GIVEN REQUEST: Quote the data exactly, first line to the line containing "var titleRight = 'Monthplot, s.window=5';", with no pictures.

SOURCE DATA:

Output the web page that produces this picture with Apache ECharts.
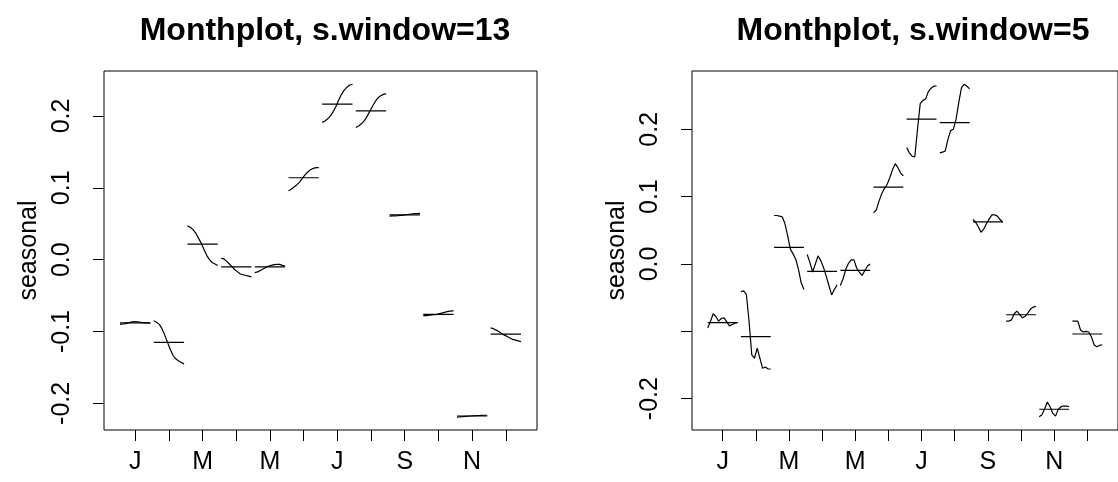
<!DOCTYPE html>
<html>
<head>
<meta charset="utf-8">
<script src="https://cdn.jsdelivr.net/npm/echarts@6/dist/echarts.min.js"></script>
<style>
  html, body { margin: 0; padding: 0; background: #fff; }
  #myChart { width: 1118px; height: 482px; }
</style>
</head>
<body>
<div id="myChart"></div>
<script>
// month letters under the x axis
var monthLetters = ['J', 'F', 'M', 'A', 'M', 'J', 'J', 'A', 'S', 'O', 'N', 'D'];
var monthLabelAt = [1, 3, 5, 7, 9, 11];

var titleLeft = 'Monthplot, s.window=13';
var titleRight = 'Monthplot, s.window=5';

var yTicks = [-0.2, -0.1, 0, 0.1, 0.2];
var yLabelsLeft = [-0.2, -0.1, 0, 0.1, 0.2];
var yLabelsRight = [-0.2, 0, 0.1, 0.2];

// seasonal sub-series, s.window = 13 (one row per month, successive years)
var sw13 = [
  [-0.090, -0.0895, -0.089, -0.088, -0.087, -0.086, -0.0865, -0.087, -0.0875, -0.088, -0.088, -0.0885],
  [-0.085, -0.087, -0.090, -0.096, -0.105, -0.115, -0.125, -0.133, -0.138, -0.141, -0.143, -0.145],
  [0.047, 0.045, 0.042, 0.037, 0.030, 0.023, 0.014, 0.006, 0.000, -0.004, -0.006, -0.008],
  [0.002, 0.001, -0.002, -0.006, -0.010, -0.014, -0.017, -0.020, -0.021, -0.022, -0.023, -0.024],
  [-0.018, -0.017, -0.015, -0.013, -0.011, -0.009, -0.008, -0.007, -0.0065, -0.0065, -0.008, -0.009],
  [0.096, 0.098, 0.101, 0.104, 0.108, 0.113, 0.118, 0.122, 0.125, 0.127, 0.128, 0.128],
  [0.191, 0.193, 0.196, 0.200, 0.206, 0.213, 0.222, 0.230, 0.236, 0.240, 0.243, 0.244],
  [0.184, 0.186, 0.189, 0.193, 0.199, 0.206, 0.213, 0.220, 0.225, 0.228, 0.230, 0.231],
  [0.0605, 0.0608, 0.061, 0.0613, 0.0617, 0.062, 0.0625, 0.063, 0.0635, 0.064, 0.0642, 0.0643],
  [-0.078, -0.0778, -0.0775, -0.077, -0.0765, -0.076, -0.075, -0.074, -0.073, -0.072, -0.0715, -0.071],
  [-0.219, -0.2188, -0.2185, -0.218, -0.2178, -0.2175, -0.2172, -0.217, -0.2168, -0.2166, -0.2165, -0.2165],
  [-0.095, -0.096, -0.098, -0.100, -0.103, -0.105, -0.107, -0.109, -0.111, -0.112, -0.113, -0.114]
];
var sw13Means = [-0.088, -0.115, 0.0215, -0.010, -0.010, 0.114, 0.2165, 0.207, 0.0623, -0.076, -0.2175, -0.1035];

// seasonal sub-series, s.window = 5
var sw5 = [
  [-0.095, -0.085, -0.074, -0.078, -0.085, -0.081, -0.080, -0.086, -0.092, -0.090, -0.088, -0.087],
  [-0.041, -0.040, -0.045, -0.085, -0.135, -0.140, -0.125, -0.140, -0.155, -0.153, -0.156, -0.156],
  [0.072, 0.072, 0.071, 0.070, 0.060, 0.042, 0.022, 0.015, 0.007, -0.008, -0.028, -0.038],
  [0.014, 0.002, -0.012, 0.000, 0.012, 0.005, -0.005, -0.018, -0.032, -0.046, -0.038, -0.031],
  [-0.032, -0.022, -0.008, 0.001, 0.006, 0.006, -0.006, -0.012, -0.017, -0.010, -0.003, 0.000],
  [0.076, 0.080, 0.093, 0.104, 0.112, 0.118, 0.128, 0.140, 0.149, 0.143, 0.135, 0.131],
  [0.173, 0.165, 0.160, 0.159, 0.200, 0.238, 0.243, 0.245, 0.256, 0.261, 0.264, 0.264],
  [0.165, 0.166, 0.168, 0.185, 0.198, 0.200, 0.215, 0.240, 0.262, 0.267, 0.264, 0.260],
  [0.066, 0.062, 0.055, 0.047, 0.052, 0.060, 0.067, 0.073, 0.073, 0.071, 0.066, 0.062],
  [-0.085, -0.085, -0.083, -0.074, -0.070, -0.075, -0.080, -0.078, -0.073, -0.067, -0.064, -0.063],
  [-0.227, -0.224, -0.215, -0.205, -0.212, -0.222, -0.226, -0.216, -0.212, -0.211, -0.211, -0.212],
  [-0.085, -0.085, -0.085, -0.098, -0.101, -0.100, -0.101, -0.108, -0.120, -0.123, -0.121, -0.120]
];
var sw5Means = [-0.087, -0.108, 0.0245, -0.011, -0.0095, 0.114, 0.215, 0.2098, 0.0625, -0.0754, -0.2158, -0.104];

var FONT = 'Liberation Sans';
var AXIS_FS = 25;

function subSeries(rows, means, idx) {
  var out = [];
  rows.forEach(function (vals, m) {
    var n = vals.length;
    var pts = vals.map(function (v, k) {
      return [m + 1 - 0.45 + k * 0.9 / (n - 1), v];
    });
    out.push({
      type: 'line', xAxisIndex: idx, yAxisIndex: idx, data: pts,
      showSymbol: false, silent: true, animation: false,
      lineStyle: { color: '#000', width: 1.2 }
    });
    out.push({
      type: 'line', xAxisIndex: idx, yAxisIndex: idx,
      data: [[m + 1 - 0.45, means[m]], [m + 1 + 0.45, means[m]]],
      showSymbol: false, silent: true, animation: false,
      lineStyle: { color: '#000', width: 1.2 }
    });
  });
  return out;
}

function xAx(idx) {
  return {
    type: 'value', gridIndex: idx, min: 0.074, max: 12.926, position: 'bottom',
    axisLine: { show: false, onZero: false }, splitLine: { show: false },
    axisTick: { show: true, length: 11, customValues: [1, 2, 3, 4, 5, 6, 7, 8, 9, 10, 11, 12],
      lineStyle: { color: '#000', width: 1 } },
    axisLabel: {
      customValues: monthLabelAt, margin: 20,
      fontFamily: FONT, fontSize: AXIS_FS, color: '#000',
      formatter: function (v) { return monthLetters[Math.round(v) - 1]; }
    }
  };
}

function yAx(idx, min, max, labels) {
  return {
    type: 'value', gridIndex: idx, min: min, max: max, position: 'left',
    name: 'seasonal', nameLocation: 'middle', nameGap: 62, nameRotate: 90,
    nameTextStyle: { fontFamily: FONT, fontSize: AXIS_FS, color: '#000' },
    axisLine: { show: false, onZero: false }, splitLine: { show: false },
    axisTick: { show: true, length: 11, customValues: yTicks,
      lineStyle: { color: '#000', width: 1 } },
    axisLabel: {
      customValues: labels, rotate: 90, margin: 29,
      fontFamily: FONT, fontSize: AXIS_FS, color: '#000',
      formatter: function (v) { return v.toFixed(1); }
    }
  };
}

var myChart = echarts.init(document.getElementById('myChart'));
var option = {
  backgroundColor: '#fff',
  animation: false,
  title: [
    { text: titleLeft, left: 320, top: 10, textAlign: 'center',
      textStyle: { fontFamily: FONT, fontSize: 32, fontWeight: 'bold', color: '#000' } },
    { text: titleRight, left: 908, top: 10, textAlign: 'center',
      textStyle: { fontFamily: FONT, fontSize: 32, fontWeight: 'bold', color: '#000' } }
  ],
  grid: [
    { left: 104, top: 71, width: 433, height: 359, show: true,
      borderColor: '#000', borderWidth: 1, backgroundColor: 'transparent' },
    { left: 692, top: 71, width: 433, height: 359, show: true,
      borderColor: '#000', borderWidth: 1, backgroundColor: 'transparent' }
  ],
  xAxis: [xAx(0), xAx(1)],
  yAxis: [yAx(0, -0.237, 0.2625, yLabelsLeft), yAx(1, -0.2466, 0.2866, yLabelsRight)],
  series: subSeries(sw13, sw13Means, 0).concat(subSeries(sw5, sw5Means, 1))
};
myChart.setOption(option);
</script>
</body>
</html>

EXERCISE RESPONSE:
Output the web page that produces this picture with Apache ECharts.
<!DOCTYPE html>
<html>
<head>
<meta charset="utf-8">
<script src="https://cdn.jsdelivr.net/npm/echarts@6/dist/echarts.min.js"></script>
<style>
  html, body { margin: 0; padding: 0; background: #fff; }
  #myChart { width: 1118px; height: 482px; }
</style>
</head>
<body>
<div id="myChart"></div>
<script>
// month letters under the x axis
var monthLetters = ['J', 'F', 'M', 'A', 'M', 'J', 'J', 'A', 'S', 'O', 'N', 'D'];
var monthLabelAt = [1, 3, 5, 7, 9, 11];

var titleLeft = 'Monthplot, s.window=13';
var titleRight = 'Monthplot, s.window=5';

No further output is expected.